───── MATERIAL PROVIDED

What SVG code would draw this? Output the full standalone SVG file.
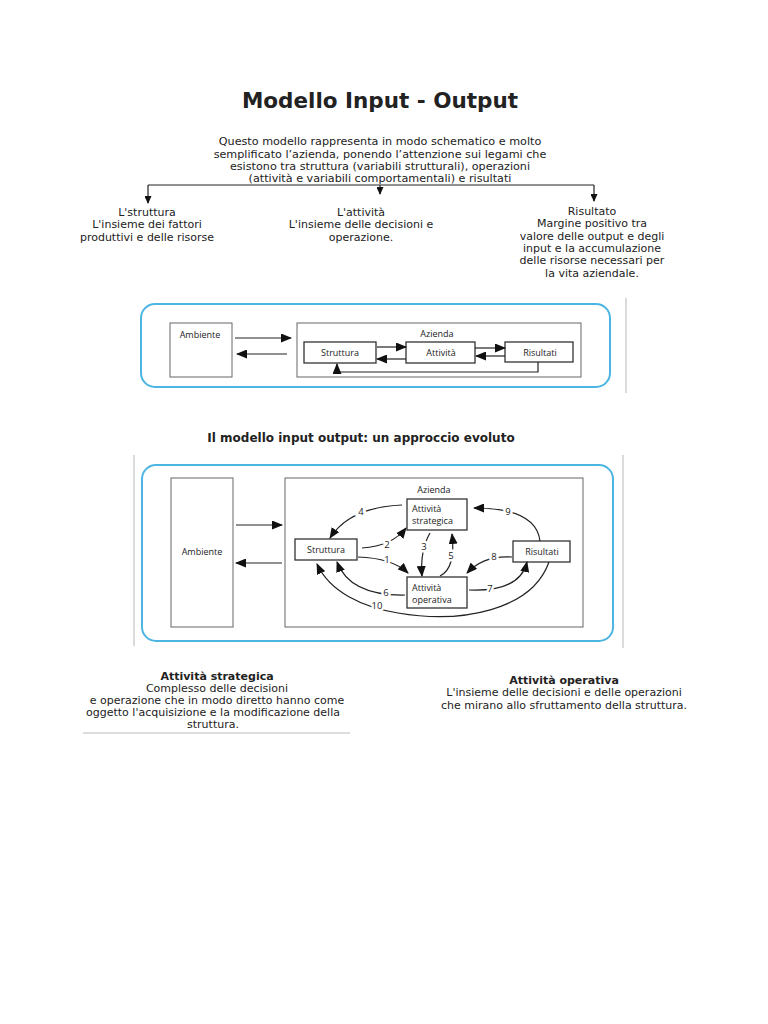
<svg xmlns="http://www.w3.org/2000/svg" width="768" height="1024" viewBox="0 0 768 1024">
<style>
.t{font-family:"DejaVu Sans",Verdana,sans-serif;fill:#222;text-anchor:middle}
.p{font-size:11.2px}
.s{font-size:11px}
.b{font-weight:bold}
.d{font-family:"Open Sans","Liberation Sans",Arial,sans-serif;font-size:9px;fill:#222}
.c{text-anchor:middle}
.box{fill:#fff;stroke:#333;stroke-width:1.3}
.obox{fill:#fff;stroke:#666;stroke-width:1}
.blue{fill:none;stroke:#4cb5e2;stroke-width:2}
.gl{stroke:#cfcfcf;stroke-width:1.5}
.ln{fill:none;stroke:#222;stroke-width:1.2}
.num{font-family:"Open Sans","Liberation Sans",Arial,sans-serif;font-size:9.5px;fill:#222;text-anchor:middle;stroke:#fff;stroke-width:5;paint-order:stroke}
</style>
<defs>
<marker id="ah" markerUnits="userSpaceOnUse" markerWidth="11" markerHeight="9" refX="10" refY="4.5" orient="auto"><path d="M0,0 L11,4.5 L0,9 z" fill="#111"/></marker>
<marker id="sh" markerUnits="userSpaceOnUse" markerWidth="8" markerHeight="7" refX="7" refY="3.5" orient="auto"><path d="M0,0 L8,3.5 L0,7 z" fill="#111"/></marker>
</defs>
<rect width="768" height="1024" fill="#fff"/>

<g id="title"><text class="t b" x="380" y="108" font-size="21.5">Modello Input - Output</text></g>

<g id="intro">
<text class="t p" x="380" y="145">Questo modello rappresenta in modo schematico e molto</text>
<text class="t p" x="380" y="158">semplificato l’azienda, ponendo l’attenzione sui legami che</text>
<text class="t p" x="380" y="170">esistono tra struttura (variabili strutturali), operazioni</text>
<text class="t p" x="380" y="182">(attività e variabili comportamentali) e risultati</text>
</g>

<g id="bracket">
<path class="ln" d="M148,185 H594" stroke-width="1.5"/>
<path class="ln" d="M148,185 V203" stroke-width="1.5" marker-end="url(#sh)"/>
<path class="ln" d="M380,185 V194" stroke-width="1.5" marker-end="url(#sh)"/>
<path class="ln" d="M594,185 V201" stroke-width="1.5" marker-end="url(#sh)"/>
</g>

<g id="struttura-def">
<text class="t s" x="147" y="216">L'struttura</text>
<text class="t s" x="147" y="228">L'insieme dei fattori</text>
<text class="t s" x="147" y="241">produttivi e delle risorse</text>
</g>
<g id="attivita-def">
<text class="t s" x="361" y="216">L'attività</text>
<text class="t s" x="361" y="228">L'insieme delle decisioni e</text>
<text class="t s" x="361" y="241">operazione.</text>
</g>
<g id="risultato-def">
<text class="t s" x="592" y="215">Risultato</text>
<text class="t s" x="592" y="227">Margine positivo tra</text>
<text class="t s" x="592" y="240">valore delle output e degli</text>
<text class="t s" x="592" y="252">input e la accumulazione</text>
<text class="t s" x="592" y="264">delle risorse necessari per</text>
<text class="t s" x="592" y="277">la vita aziendale.</text>
</g>

<!-- Diagram 1 -->
<g id="d1-frame">
<rect class="blue" x="141" y="304" width="469" height="83" rx="14"/>
<line class="gl" x1="626" y1="298" x2="626" y2="393"/>
</g>
<g id="d1-ambiente">
<rect class="obox" x="170" y="323" width="62" height="54"/>
<text class="d c" x="200" y="338">Ambiente</text>
</g>
<g id="d1-azienda">
<rect class="obox" x="297" y="323" width="284" height="54"/>
<text class="d c" x="437" y="337">Azienda</text>
</g>
<g id="d1-struttura">
<rect class="box" x="304" y="342" width="72" height="21"/>
<text class="d c" x="340" y="356">Struttura</text>
</g>
<g id="d1-attivita">
<rect class="box" x="406" y="342" width="69" height="21"/>
<text class="d c" x="441" y="356">Attività</text>
</g>
<g id="d1-risultati">
<rect class="box" x="505" y="342" width="68" height="20"/>
<text class="d c" x="540" y="356">Risultati</text>
</g>
<g id="d1-connectors">
<path class="ln" d="M235,338 H291" marker-end="url(#ah)"/>
<path class="ln" d="M287,354 H237" marker-end="url(#ah)"/>
<path class="ln" d="M377,347 H406" marker-end="url(#ah)"/>
<path class="ln" d="M406,359 H377" marker-end="url(#ah)"/>
<path class="ln" d="M475,348 H505" marker-end="url(#ah)"/>
<path class="ln" d="M505,356 H476" marker-end="url(#ah)"/>
<path class="ln" d="M538,362 V372 H337 V364" marker-end="url(#ah)"/>
</g>

<g id="title2"><text class="t b" x="361" y="442" font-size="12px">Il modello input output: un approccio evoluto</text></g>

<!-- Diagram 2 -->
<g id="d2-frame">
<rect class="blue" x="142" y="465" width="471" height="176" rx="14"/>
<line class="gl" x1="134" y1="455" x2="134" y2="646"/>
<line class="gl" x1="623" y1="455" x2="623" y2="648"/>
</g>
<g id="d2-ambiente">
<rect class="obox" x="171" y="478" width="62" height="149"/>
<text class="d c" x="202" y="555">Ambiente</text>
</g>
<g id="d2-azienda">
<rect class="obox" x="285" y="478" width="298" height="149"/>
<text class="d c" x="434" y="493">Azienda</text>
</g>
<g id="d2-strategica">
<rect class="box" x="407" y="499" width="60" height="31"/>
<text class="d" x="412" y="512">Attività</text>
<text class="d" x="412" y="524">strategica</text>
</g>
<g id="d2-struttura">
<rect class="box" x="295" y="539" width="62" height="21"/>
<text class="d c" x="326" y="553">Struttura</text>
</g>
<g id="d2-risultati">
<rect class="box" x="513" y="541" width="57" height="21"/>
<text class="d c" x="542" y="555">Risultati</text>
</g>
<g id="d2-operativa">
<rect class="box" x="407" y="577" width="60" height="31"/>
<text class="d" x="412" y="591">Attività</text>
<text class="d" x="412" y="603">operativa</text>
</g>
<g id="d2-connectors">
<path class="ln" d="M236,525 H282" marker-end="url(#ah)"/>
<path class="ln" d="M282,563 H236" marker-end="url(#ah)"/>
<path class="ln" d="M402,505 Q350,507 330,538" marker-end="url(#ah)"/>
<text class="num" x="361" y="515">4</text>
<path class="ln" d="M362,548 Q392,546 406,528" marker-end="url(#ah)"/>
<text class="num" x="387" y="548">2</text>
<path class="ln" d="M358,557 Q392,558 408,573" marker-end="url(#ah)"/>
<text class="num" x="387" y="563">1</text>
<path class="ln" d="M430,533 Q420,550 422,576" marker-end="url(#ah)"/>
<text class="num" x="424" y="550">3</text>
<path class="ln" d="M440,576 Q456,568 452,534" marker-end="url(#ah)"/>
<text class="num" x="451" y="559">5</text>
<path class="ln" d="M512,557 Q484,555 467,573" marker-end="url(#ah)"/>
<text class="num" x="494" y="560">8</text>
<path class="ln" d="M540,541 Q536,508 474,508" marker-end="url(#ah)"/>
<text class="num" x="508" y="515">9</text>
<path class="ln" d="M469,590 Q520,592 527,562" marker-end="url(#ah)"/>
<text class="num" x="490" y="592">7</text>
<path class="ln" d="M405,595 Q350,596 337,562" marker-end="url(#ah)"/>
<text class="num" x="386" y="596">6</text>
<path class="ln" d="M549,562 C532,610 462,624 398,613 C362,607 330,592 317,564" marker-end="url(#ah)"/>
<text class="num" x="377" y="609">10</text>
</g>

<g id="strategica-def">
<text class="t b s" x="217" y="680">Attività strategica</text>
<text class="t s" x="217" y="692">Complesso delle decisioni</text>
<text class="t s" x="217" y="704">e operazione che in modo diretto hanno come</text>
<text class="t s" x="213" y="716">oggetto l'acquisizione e la modificazione della</text>
<text class="t s" x="213" y="728">struttura.</text>
<line x1="83" y1="733" x2="350" y2="733" stroke="#bbb" stroke-width="1"/>
</g>
<g id="operativa-def">
<text class="t b s" x="564" y="684">Attività operativa</text>
<text class="t s" x="564" y="696">L'insieme delle decisioni e delle operazioni</text>
<text class="t s" x="564" y="709">che mirano allo sfruttamento della struttura.</text>
</g>
</svg>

──────────

## THE TASK
Output exactly the span of lines from the top of the listing through the line holding "Input - Output</text></g>", and leave every picture out.

## EXERCISE OUTPUT
What SVG code would draw this? Output the full standalone SVG file.
<svg xmlns="http://www.w3.org/2000/svg" width="768" height="1024" viewBox="0 0 768 1024">
<style>
.t{font-family:"DejaVu Sans",Verdana,sans-serif;fill:#222;text-anchor:middle}
.p{font-size:11.2px}
.s{font-size:11px}
.b{font-weight:bold}
.d{font-family:"Open Sans","Liberation Sans",Arial,sans-serif;font-size:9px;fill:#222}
.c{text-anchor:middle}
.box{fill:#fff;stroke:#333;stroke-width:1.3}
.obox{fill:#fff;stroke:#666;stroke-width:1}
.blue{fill:none;stroke:#4cb5e2;stroke-width:2}
.gl{stroke:#cfcfcf;stroke-width:1.5}
.ln{fill:none;stroke:#222;stroke-width:1.2}
.num{font-family:"Open Sans","Liberation Sans",Arial,sans-serif;font-size:9.5px;fill:#222;text-anchor:middle;stroke:#fff;stroke-width:5;paint-order:stroke}
</style>
<defs>
<marker id="ah" markerUnits="userSpaceOnUse" markerWidth="11" markerHeight="9" refX="10" refY="4.5" orient="auto"><path d="M0,0 L11,4.5 L0,9 z" fill="#111"/></marker>
<marker id="sh" markerUnits="userSpaceOnUse" markerWidth="8" markerHeight="7" refX="7" refY="3.5" orient="auto"><path d="M0,0 L8,3.5 L0,7 z" fill="#111"/></marker>
</defs>
<rect width="768" height="1024" fill="#fff"/>

<g id="title"><text class="t b" x="380" y="108" font-size="21.5">Modello Input - Output</text></g>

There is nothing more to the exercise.